Centrifugal stories, supershort and superpithy, by avant-gardist Williams.
In Williams' stories, a non sequitur has the same weight as an ordinary logical proposition, as if to suggest that either we are very illogical creatures indeed or that no one is really listening to anyone else anyway. So it is that in the opening tale, the narrator, poolside at an Illinois Marriott, implores the lifeguard to notice that swimmers are drowning, to which he replies, “I don’t speak Chinese.” Is it that the swimmers are Mandarin or that the characters are swimming their way through a dream? In the next story, a woman, clad in a “boiled woolen cloak,” dies on a roadway, occasioning the observation on the part of our narrator that “her facial features are remarkably symmetrical, expressing vigor and vulnerability.” Even when Williams’ characters are engaged in more or less quotidian acts, from washing the dishes to pleasuring a partner, there is an element of jerky oddness to their behavior, as if they were imperfectly programmed robots or ghosts—in short, ordinary humans, clumsily self-absorbed.
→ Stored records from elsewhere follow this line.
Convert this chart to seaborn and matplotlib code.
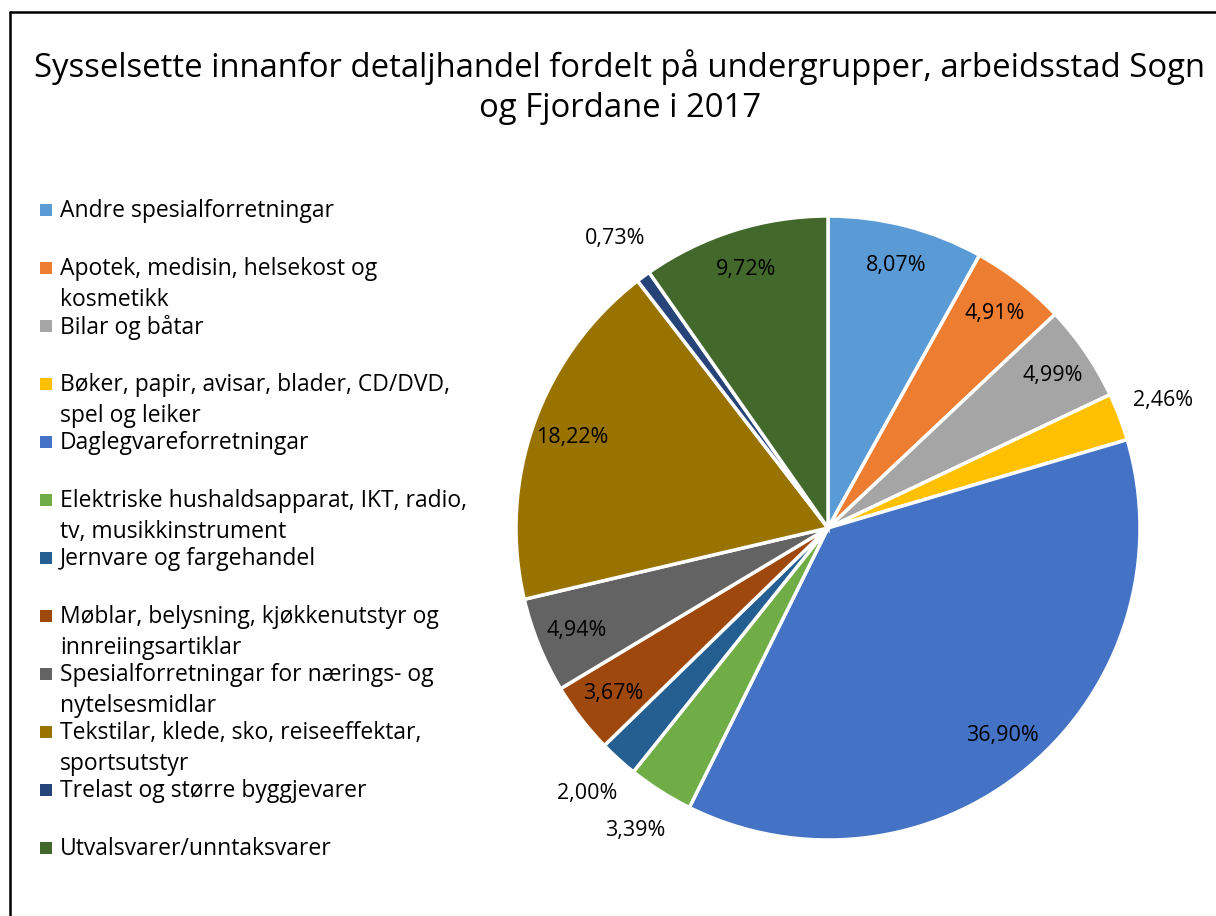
import numpy as np
import matplotlib
matplotlib.use("Agg")
import matplotlib.pyplot as plt
import seaborn as sns
from matplotlib.patches import Rectangle
from matplotlib.lines import Line2D

# %% Data
categories = [
    "Andre spesialforretningar",
    "Apotek, medisin, helsekost og\nkosmetikk",
    "Bilar og båtar",
    "Bøker, papir, avisar, blader, CD/DVD,\nspel og leiker",
    "Daglegvareforretningar",
    "Elektriske hushaldsapparat, IKT, radio,\ntv, musikkinstrument",
    "Jernvare og fargehandel",
    "Møblar, belysning, kjøkkenutstyr og\ninnreiingsartiklar",
    "Spesialforretningar for nærings- og\nnytelsesmidlar",
    "Tekstilar, klede, sko, reiseeffektar,\nsportsutstyr",
    "Trelast og større byggjevarer",
    "Utvalsvarer/unntaksvarer",
]
shares = [8.07, 4.91, 4.99, 2.46, 36.90, 3.39, 2.00, 3.67, 4.94, 18.22, 0.73, 9.72]
colors = ["#5B9BD5", "#ED7D31", "#A5A5A5", "#FFC000", "#4472C4", "#70AD47",
          "#255E91", "#9E480E", "#636363", "#997300", "#264478", "#43682B"]
title = "Sysselsette innanfor detaljhandel fordelt på undergrupper, arbeidsstad Sogn\nog Fjordane i 2017"

# %% Style
sns.set_theme(style="white")
plt.rcParams["font.family"] = ["Open Sans", "DejaVu Sans"]

W, H = 1216, 916
fig = plt.figure(figsize=(W / 100, H / 100), dpi=100)
fig.patch.set_facecolor("white")

# outer chart border (only left and top visible in the crop)
fig.add_artist(Line2D([10 / W, 10 / W], [0, 1 - 12 / H], color="black", lw=1.8,
                      transform=fig.transFigure))
fig.add_artist(Line2D([10 / W, 1], [1 - 12 / H, 1 - 12 / H], color="black", lw=1.8,
                      transform=fig.transFigure))

# title
fig.text(620 / W, 1 - 87 / H, title, ha="center", va="center", fontsize=23.7,
         color="black", linespacing=1.3)

# %% Pie
cx, cy, r = 828, 528, 312
ax = fig.add_axes([(cx - r) / W, 1 - (cy + r) / H, 2 * r / W, 2 * r / H])
wedges, _ = ax.pie(shares, colors=colors, startangle=90, counterclock=False,
                   wedgeprops=dict(edgecolor="white", linewidth=2.5))
ax.set_xlim(-1, 1)
ax.set_ylim(-1, 1)
ax.set_aspect("equal")
ax.axis("off")

for w, v in zip(wedges, shares):
    ang = np.deg2rad((w.theta1 + w.theta2) / 2)
    dist = 0.87 if v > 3.5 else 1.15
    ax.text(dist * np.cos(ang), dist * np.sin(ang), f"{v:.2f}%".replace(".", ","),
            ha="center", va="center", fontsize=15.5, color="black")

# %% Legend (manual, Excel-like fixed slots)
for i, (lab, col) in enumerate(zip(categories, colors)):
    y = 210 + 58 * i
    fig.add_artist(Rectangle((40 / W, 1 - (y + 6) / H), 12 / W, 12 / H,
                             facecolor=col, edgecolor="none", transform=fig.transFigure))
    fig.text(60 / W, 1 - (y - 11) / H, lab, ha="left", va="top", fontsize=16.5,
             color="black", linespacing=1.38)

fig.savefig("out.png", dpi=100, facecolor="white")
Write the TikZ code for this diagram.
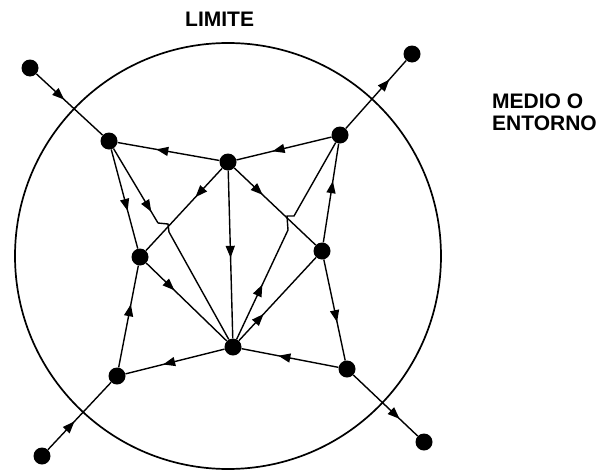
\documentclass[tikz,border=0pt]{standalone}
\usepackage{fontspec}
\setmainfont{Liberation Sans}
\usetikzlibrary{arrows.meta,decorations.markings}
\tikzset{
  dot/.style={circle,fill=black,inner sep=0pt,minimum size=17pt},
  edge/.style={line width=1.4pt},
  arr/.style={postaction={decorate,decoration={markings,
     mark=at position #1 with {\arrow{Triangle[length=12pt,width=9pt]}}}}},
  lbl/.style={font=\bfseries\fontsize{21}{22}\selectfont,align=left,inner sep=0pt}
}
\begin{document}
\begin{tikzpicture}[x=1pt,y=-1pt]
\useasboundingbox (0,0) rectangle (597,474);
% boundary
\draw[line width=1.7pt] (228,256) circle (213);
% nodes
\node[dot] (o1) at (30,68) {};
\node[dot] (o2) at (412,54) {};
\node[dot] (o3) at (42,456) {};
\node[dot] (o4) at (424,442) {};
\node[dot] (A) at (109,141) {};
\node[dot] (T) at (228,162) {};
\node[dot] (B) at (340,135) {};
\node[dot] (L) at (140,257) {};
\node[dot] (R) at (322,251) {};
\node[dot] (C) at (233,347) {};
\node[dot] (D) at (117,376) {};
\node[dot] (E) at (347,369) {};
\coordinate (lj1) at (158,223);
\coordinate (lj2) at (168,224);
\coordinate (lj3) at (169,232);
\coordinate (rj1) at (294,216);
\coordinate (rj2) at (287,216);
\coordinate (rj3) at (288,230);
% labels
\node[lbl,anchor=south west] (lim) at (185,26.5) {LIMITE};
\node[lbl,anchor=north west] (med) at (492,94) {MEDIO O\\ENTORNO};
% edges
\draw[edge,arr=0.42] (o1) -- (A);
\draw[edge,arr=0.72] (B) -- (o2);
\draw[edge,arr=0.42] (o3) -- (D);
\draw[edge,arr=0.72] (E) -- (o4);
\draw[edge,arr=0.62] (T) -- (A);
\draw[edge,arr=0.62] (B) -- (T);
\draw[edge,arr=0.62] (A) -- (L);
\draw[edge,arr=0.85] (A) -- (lj1);
\draw[edge] (lj1) -- (lj2) -- (lj3) -- (C);
\draw[edge,arr=0.35] (T) -- (L);
\draw[edge,arr=0.35] (T) -- (R);
\draw[edge,arr=0.35] (L) -- (C);
\draw[edge,arr=0.52] (T) -- (C);
\draw[edge,arr=0.5] (C) -- (rj3);
\draw[edge] (rj3) -- (rj2) -- (rj1) -- (B);
\draw[edge,arr=0.32] (C) -- (R);
\draw[edge,arr=0.62] (D) -- (L);
\draw[edge,arr=0.62] (C) -- (D);
\draw[edge,arr=0.62] (E) -- (C);
\draw[edge,arr=0.62] (R) -- (E);
\draw[edge,arr=0.62] (R) -- (B);
\end{tikzpicture}
\end{document}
Williams writes precise, elegant, and usually very short sentences, building a story piece by piece and conveying a great deal with just a few details; in the shortest of the pieces, weighing in at just 48 words, a woman on the way to drowning—and not a Chinese speaker this time—marvels that the water of the ocean “tasted like a cold, salty variety of her favorite payang congou tea.” The most perfect non sequitur? “My fault. Go fuck herself.” A little goes a long way: this is a book to sip from, not to devour whole. Charged with meaning, every word carrying more than its weight, this is a series of provocations inviting us to look at the world a little differently from before.
Not everyone’s cup of tea to be sure, but a pleasing foray in short-short fiction.